Quer dizer, mais do que uma voz ativa, é preciso ter uma voz presente. E o que ocorre é que, com a jornada dupla ou tripla, a mulher muitas vezes deixa de sair por não ter tempo, disposição ou precisar cuidar dos filhos.
Seja como for, as mulheres precisam ter condições de estar mais presentes em encontros corporativos e de entidades e associações. Chieko se pergunta, por exemplo, quantas atuam nas Febraban (Federação Brasileira de Bancos) e quantas delas em cargos de liderança. “As entidades também precisam fazer uma política para ter mulheres em cargos de liderança”, afirma. “Ainda não é uma coisa natural que elas estejam nessas entidades.”
No que se refere ao universo corporativo, há setores em que Chieko observa mais presença de mulheres que outros – caso do financeiro e de hotelaria, com muitas delas atuando como gerente geral.

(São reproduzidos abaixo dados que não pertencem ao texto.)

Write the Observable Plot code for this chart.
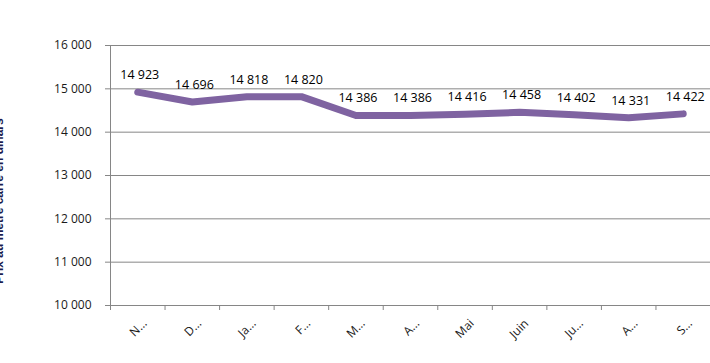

Já nos conselhos de administração das empresas, Sônia Hess comenta que a maioria procura ter uma mulher no board. Mas apenas uma, vale observar, porque acabou ficando imposto que é necessário ter uma mulher.
Nesse caso, apesar da evolução, falta uma conscientização da importância de ter mais mulheres no conselho. Deve-se tê-las não por obrigação, mas pelo fato de agregarem valor à discussão e às estratégias. É claro que não se pode generalizar, mas na média é, de fato, uma mulher por conselho. “Essa mudança leva tempo e demanda conscientização”, comenta Sônia. “Uma vez me convidaram para um conselho e senti que era por eu ser mulher. Aceitei para incentivar.” Tal mudança, defende Sônia, tem de partir da cabeça do CEO ou do dono e ser legítima.
No que se refere às habilidades femininas, Sônia comenta que a mulher segue para o conselho muito bem preparada, sabe o que faz e é bastante participativa. Diz ela: “Mais de 50% dos que estão fazendo cursos no IBGC (Instituto Brasileiro de Governança Corporativa) e na Fundação Dom Cabral são mulheres e saem porretas em competência e sem discurso de machismo”.